▸ Objective
Keep only those lines of the records that include the string "this".

[Source data]
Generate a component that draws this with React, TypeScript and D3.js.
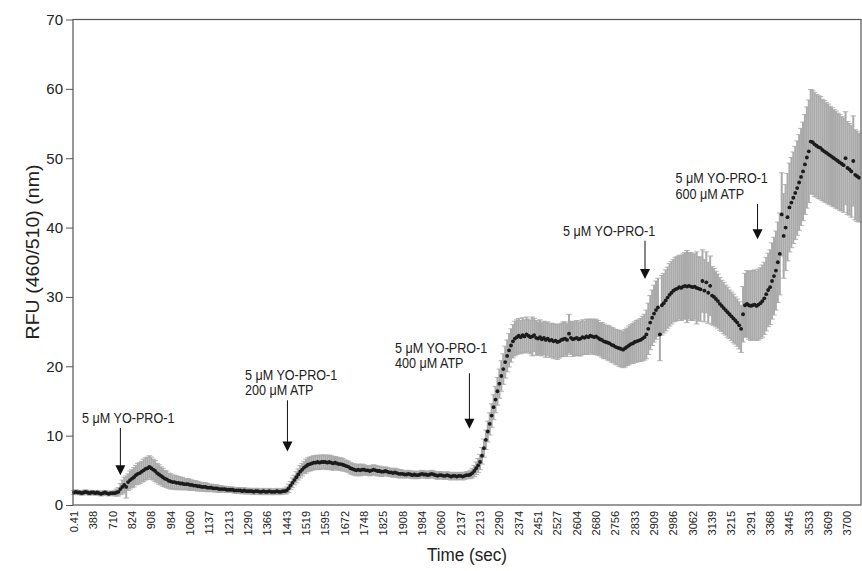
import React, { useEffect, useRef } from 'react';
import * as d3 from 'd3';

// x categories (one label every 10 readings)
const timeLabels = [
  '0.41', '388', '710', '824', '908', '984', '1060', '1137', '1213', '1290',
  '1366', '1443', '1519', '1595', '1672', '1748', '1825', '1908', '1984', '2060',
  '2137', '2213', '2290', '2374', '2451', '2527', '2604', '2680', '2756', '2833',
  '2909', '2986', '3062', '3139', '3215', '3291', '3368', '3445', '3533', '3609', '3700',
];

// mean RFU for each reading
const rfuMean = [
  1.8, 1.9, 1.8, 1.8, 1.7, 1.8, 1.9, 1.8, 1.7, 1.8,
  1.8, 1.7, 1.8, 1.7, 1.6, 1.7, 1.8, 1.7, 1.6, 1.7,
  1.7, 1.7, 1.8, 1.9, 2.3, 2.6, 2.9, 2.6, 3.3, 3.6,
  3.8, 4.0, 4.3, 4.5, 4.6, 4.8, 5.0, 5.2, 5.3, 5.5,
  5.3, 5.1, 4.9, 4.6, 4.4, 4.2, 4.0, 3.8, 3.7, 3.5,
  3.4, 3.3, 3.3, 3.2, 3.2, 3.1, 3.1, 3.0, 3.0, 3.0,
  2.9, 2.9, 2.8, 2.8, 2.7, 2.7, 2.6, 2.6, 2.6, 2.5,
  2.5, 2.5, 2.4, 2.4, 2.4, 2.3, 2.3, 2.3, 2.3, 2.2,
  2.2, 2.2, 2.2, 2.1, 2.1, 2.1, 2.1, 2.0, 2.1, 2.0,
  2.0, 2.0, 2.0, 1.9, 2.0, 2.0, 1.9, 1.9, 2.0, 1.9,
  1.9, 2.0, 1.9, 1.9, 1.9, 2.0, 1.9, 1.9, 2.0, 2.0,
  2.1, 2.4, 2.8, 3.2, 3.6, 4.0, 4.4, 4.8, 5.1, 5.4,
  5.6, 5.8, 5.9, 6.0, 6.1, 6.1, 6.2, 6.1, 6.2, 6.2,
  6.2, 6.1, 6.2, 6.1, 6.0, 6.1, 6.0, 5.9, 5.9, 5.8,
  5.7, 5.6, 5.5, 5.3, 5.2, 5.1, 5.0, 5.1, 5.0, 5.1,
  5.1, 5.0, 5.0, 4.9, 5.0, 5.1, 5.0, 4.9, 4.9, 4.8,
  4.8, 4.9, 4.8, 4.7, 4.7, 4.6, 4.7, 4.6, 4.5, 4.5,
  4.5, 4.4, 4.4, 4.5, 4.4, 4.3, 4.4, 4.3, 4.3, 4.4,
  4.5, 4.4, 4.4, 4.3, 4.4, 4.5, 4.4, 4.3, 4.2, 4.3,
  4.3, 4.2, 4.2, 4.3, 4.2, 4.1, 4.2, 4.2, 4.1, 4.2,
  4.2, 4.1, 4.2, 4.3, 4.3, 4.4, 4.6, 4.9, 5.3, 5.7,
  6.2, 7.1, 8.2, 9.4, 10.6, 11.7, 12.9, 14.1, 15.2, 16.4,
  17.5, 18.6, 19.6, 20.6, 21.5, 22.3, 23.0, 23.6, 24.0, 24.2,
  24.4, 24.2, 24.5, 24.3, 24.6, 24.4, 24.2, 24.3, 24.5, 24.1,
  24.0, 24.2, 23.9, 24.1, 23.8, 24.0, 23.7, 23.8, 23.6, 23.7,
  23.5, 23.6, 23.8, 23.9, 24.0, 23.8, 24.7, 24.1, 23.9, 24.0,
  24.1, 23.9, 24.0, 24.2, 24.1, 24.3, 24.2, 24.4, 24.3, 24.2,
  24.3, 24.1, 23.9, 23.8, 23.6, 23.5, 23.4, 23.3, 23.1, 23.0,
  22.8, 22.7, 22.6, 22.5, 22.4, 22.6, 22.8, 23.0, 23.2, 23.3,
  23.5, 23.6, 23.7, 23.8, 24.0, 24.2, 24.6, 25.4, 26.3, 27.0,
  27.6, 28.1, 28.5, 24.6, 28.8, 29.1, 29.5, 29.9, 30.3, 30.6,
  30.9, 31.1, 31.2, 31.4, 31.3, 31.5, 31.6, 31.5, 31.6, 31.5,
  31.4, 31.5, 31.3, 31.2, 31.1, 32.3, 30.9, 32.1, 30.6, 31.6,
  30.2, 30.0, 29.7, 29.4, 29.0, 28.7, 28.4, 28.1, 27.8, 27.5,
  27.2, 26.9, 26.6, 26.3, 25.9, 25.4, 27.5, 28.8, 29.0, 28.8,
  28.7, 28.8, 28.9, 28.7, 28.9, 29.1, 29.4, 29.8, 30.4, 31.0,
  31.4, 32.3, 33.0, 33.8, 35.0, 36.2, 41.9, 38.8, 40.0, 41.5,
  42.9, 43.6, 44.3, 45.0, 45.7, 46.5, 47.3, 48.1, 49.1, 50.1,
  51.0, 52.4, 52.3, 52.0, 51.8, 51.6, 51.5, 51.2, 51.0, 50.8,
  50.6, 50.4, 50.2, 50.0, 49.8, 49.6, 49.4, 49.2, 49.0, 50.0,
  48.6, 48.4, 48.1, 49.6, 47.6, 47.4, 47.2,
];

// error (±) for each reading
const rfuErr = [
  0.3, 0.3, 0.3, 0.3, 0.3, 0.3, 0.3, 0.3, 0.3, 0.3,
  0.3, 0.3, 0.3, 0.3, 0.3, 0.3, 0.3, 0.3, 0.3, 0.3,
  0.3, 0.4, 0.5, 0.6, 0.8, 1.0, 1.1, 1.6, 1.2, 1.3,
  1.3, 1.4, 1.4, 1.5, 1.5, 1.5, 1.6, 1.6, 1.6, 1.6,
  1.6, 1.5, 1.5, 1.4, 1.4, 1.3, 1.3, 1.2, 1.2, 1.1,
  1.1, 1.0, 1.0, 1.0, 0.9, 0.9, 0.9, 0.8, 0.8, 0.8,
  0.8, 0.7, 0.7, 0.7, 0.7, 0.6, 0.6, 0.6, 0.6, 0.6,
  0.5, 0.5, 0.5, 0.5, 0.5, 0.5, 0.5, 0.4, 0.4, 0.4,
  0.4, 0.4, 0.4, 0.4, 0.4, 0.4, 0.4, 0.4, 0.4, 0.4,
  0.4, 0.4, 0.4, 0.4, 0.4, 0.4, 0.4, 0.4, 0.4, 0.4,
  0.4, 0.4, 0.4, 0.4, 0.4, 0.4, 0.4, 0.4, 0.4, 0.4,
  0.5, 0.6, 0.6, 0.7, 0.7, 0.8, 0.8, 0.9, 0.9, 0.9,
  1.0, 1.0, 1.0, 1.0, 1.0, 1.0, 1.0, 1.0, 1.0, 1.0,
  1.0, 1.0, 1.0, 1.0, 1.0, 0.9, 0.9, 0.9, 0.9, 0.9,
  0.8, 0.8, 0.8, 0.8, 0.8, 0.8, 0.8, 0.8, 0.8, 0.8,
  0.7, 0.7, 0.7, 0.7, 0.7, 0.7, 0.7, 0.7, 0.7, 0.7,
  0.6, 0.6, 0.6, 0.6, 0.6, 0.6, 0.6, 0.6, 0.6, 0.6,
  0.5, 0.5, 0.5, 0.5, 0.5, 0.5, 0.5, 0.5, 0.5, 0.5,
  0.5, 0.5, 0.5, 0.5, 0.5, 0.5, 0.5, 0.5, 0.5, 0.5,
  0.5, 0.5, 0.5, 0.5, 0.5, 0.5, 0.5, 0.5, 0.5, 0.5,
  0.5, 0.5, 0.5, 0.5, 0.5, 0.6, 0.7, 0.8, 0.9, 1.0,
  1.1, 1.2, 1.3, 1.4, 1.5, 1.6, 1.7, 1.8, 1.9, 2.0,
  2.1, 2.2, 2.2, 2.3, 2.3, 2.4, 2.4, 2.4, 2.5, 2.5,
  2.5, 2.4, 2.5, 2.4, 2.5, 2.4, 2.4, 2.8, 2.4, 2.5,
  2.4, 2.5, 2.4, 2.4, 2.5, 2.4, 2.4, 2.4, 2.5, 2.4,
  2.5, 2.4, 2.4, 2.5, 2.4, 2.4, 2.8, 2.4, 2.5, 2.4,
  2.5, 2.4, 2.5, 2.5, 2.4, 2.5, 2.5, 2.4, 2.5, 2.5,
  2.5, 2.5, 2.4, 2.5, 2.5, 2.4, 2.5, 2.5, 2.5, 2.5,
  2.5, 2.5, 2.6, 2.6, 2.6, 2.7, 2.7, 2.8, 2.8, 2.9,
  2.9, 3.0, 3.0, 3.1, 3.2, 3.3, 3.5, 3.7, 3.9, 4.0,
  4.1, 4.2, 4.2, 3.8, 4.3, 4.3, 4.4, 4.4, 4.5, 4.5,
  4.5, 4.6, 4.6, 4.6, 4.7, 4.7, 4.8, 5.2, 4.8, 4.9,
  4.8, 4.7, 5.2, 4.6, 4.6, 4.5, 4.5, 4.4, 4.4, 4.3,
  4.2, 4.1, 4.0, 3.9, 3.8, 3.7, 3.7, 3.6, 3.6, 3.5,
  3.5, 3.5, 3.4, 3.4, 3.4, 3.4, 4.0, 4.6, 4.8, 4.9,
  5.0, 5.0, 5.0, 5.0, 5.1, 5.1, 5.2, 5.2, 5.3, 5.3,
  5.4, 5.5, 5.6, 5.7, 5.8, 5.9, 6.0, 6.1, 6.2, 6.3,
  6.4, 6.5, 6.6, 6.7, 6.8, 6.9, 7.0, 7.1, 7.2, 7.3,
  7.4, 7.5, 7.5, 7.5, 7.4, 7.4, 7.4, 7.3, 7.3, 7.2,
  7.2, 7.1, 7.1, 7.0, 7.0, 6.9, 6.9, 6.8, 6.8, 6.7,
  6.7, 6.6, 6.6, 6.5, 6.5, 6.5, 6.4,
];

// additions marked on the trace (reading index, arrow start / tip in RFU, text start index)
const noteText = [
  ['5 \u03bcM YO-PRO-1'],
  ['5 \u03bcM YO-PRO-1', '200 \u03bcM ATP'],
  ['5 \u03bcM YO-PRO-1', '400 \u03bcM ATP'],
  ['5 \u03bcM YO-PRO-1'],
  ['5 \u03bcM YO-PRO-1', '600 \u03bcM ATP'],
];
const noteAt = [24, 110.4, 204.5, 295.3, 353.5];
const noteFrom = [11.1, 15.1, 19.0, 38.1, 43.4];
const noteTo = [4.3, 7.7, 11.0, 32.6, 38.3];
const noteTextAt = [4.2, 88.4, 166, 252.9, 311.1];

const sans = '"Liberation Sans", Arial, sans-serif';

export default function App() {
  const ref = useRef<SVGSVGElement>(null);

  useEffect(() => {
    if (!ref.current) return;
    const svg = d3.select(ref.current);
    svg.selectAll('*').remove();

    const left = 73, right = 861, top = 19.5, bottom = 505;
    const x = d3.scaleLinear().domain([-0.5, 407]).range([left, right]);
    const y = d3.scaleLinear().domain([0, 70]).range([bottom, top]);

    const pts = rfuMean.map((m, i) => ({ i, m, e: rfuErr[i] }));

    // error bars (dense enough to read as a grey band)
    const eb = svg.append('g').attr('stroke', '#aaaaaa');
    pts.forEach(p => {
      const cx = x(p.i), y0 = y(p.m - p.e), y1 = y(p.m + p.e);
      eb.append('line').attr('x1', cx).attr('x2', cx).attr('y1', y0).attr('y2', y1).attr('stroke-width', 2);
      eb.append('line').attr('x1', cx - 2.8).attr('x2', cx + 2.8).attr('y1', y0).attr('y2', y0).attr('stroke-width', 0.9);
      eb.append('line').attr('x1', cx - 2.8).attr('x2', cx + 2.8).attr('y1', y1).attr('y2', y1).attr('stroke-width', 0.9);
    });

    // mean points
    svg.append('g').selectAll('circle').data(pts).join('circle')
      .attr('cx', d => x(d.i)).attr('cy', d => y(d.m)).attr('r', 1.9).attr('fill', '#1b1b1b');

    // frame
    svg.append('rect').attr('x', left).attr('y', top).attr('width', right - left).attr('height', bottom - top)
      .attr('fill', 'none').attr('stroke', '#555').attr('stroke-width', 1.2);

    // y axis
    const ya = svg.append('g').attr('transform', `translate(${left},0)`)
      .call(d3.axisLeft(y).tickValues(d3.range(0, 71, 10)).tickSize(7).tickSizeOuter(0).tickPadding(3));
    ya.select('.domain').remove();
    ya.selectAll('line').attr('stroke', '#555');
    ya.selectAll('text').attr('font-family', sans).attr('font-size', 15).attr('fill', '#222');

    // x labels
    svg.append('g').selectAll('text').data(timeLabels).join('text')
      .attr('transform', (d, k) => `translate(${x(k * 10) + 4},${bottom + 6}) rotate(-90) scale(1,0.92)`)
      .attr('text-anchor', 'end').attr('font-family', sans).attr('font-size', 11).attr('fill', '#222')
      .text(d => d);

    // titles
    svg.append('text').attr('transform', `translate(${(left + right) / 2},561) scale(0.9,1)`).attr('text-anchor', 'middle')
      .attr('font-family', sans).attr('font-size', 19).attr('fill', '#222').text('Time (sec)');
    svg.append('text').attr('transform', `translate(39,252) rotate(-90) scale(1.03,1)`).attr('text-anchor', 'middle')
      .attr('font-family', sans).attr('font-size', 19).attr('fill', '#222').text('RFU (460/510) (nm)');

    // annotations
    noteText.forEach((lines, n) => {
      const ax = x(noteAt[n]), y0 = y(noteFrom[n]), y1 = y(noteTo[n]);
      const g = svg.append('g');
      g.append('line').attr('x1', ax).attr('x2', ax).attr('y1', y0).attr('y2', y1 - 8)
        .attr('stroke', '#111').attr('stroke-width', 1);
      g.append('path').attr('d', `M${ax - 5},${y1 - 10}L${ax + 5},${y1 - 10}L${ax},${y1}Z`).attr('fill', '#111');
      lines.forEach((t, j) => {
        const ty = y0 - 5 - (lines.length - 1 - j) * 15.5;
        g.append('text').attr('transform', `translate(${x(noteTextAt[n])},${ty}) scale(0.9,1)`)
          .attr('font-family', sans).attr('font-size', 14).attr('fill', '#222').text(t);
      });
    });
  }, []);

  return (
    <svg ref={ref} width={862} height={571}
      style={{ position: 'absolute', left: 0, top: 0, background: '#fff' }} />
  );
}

--

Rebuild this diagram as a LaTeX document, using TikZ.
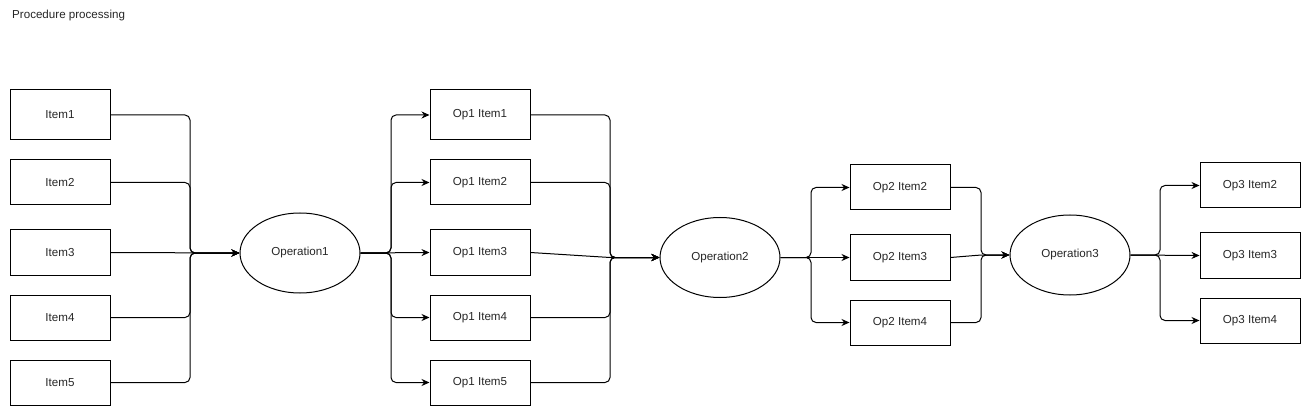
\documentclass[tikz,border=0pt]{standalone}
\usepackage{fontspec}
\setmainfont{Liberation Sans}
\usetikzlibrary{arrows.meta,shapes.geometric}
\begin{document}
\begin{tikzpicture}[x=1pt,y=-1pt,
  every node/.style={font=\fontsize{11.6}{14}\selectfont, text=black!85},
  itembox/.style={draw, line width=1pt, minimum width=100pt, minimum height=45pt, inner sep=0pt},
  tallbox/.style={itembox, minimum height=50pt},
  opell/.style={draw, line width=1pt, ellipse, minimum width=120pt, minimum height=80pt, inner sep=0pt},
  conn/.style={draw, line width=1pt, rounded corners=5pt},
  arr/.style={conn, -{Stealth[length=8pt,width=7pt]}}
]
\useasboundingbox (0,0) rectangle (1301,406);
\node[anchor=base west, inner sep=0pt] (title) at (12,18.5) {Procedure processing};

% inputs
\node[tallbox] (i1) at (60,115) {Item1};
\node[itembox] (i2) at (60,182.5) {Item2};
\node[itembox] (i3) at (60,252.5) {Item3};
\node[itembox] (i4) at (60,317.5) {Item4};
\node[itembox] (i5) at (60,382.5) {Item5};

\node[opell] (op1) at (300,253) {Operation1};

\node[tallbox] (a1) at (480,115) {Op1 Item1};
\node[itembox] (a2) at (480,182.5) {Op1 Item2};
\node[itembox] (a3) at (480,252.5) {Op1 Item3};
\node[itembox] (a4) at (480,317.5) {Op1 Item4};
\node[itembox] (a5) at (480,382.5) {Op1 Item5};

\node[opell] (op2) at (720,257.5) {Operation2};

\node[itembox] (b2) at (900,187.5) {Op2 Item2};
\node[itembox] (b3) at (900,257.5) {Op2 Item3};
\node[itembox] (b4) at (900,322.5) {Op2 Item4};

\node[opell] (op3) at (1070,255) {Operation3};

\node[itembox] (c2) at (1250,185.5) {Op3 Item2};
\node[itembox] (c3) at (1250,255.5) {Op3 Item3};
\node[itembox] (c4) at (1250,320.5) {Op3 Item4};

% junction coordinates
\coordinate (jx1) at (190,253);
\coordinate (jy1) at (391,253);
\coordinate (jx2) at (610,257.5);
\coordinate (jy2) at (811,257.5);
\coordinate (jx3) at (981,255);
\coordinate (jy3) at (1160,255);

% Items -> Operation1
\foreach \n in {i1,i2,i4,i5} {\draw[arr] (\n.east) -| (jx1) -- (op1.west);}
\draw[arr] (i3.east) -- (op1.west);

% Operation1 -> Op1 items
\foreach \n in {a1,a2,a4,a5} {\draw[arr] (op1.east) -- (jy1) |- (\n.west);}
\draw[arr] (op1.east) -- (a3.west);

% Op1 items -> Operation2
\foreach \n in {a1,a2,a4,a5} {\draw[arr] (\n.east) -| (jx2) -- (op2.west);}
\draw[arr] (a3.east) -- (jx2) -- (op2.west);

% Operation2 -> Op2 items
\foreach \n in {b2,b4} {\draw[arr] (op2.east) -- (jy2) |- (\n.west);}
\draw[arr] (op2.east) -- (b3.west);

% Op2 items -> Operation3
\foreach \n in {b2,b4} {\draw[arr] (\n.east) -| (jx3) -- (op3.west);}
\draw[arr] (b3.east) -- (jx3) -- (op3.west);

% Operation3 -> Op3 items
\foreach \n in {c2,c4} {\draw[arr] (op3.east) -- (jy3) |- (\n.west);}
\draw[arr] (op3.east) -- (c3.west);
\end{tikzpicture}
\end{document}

▸ Exercise result
Generate a component that draws this with React, TypeScript and D3.js.
Rebuild this diagram as a LaTeX document, using TikZ.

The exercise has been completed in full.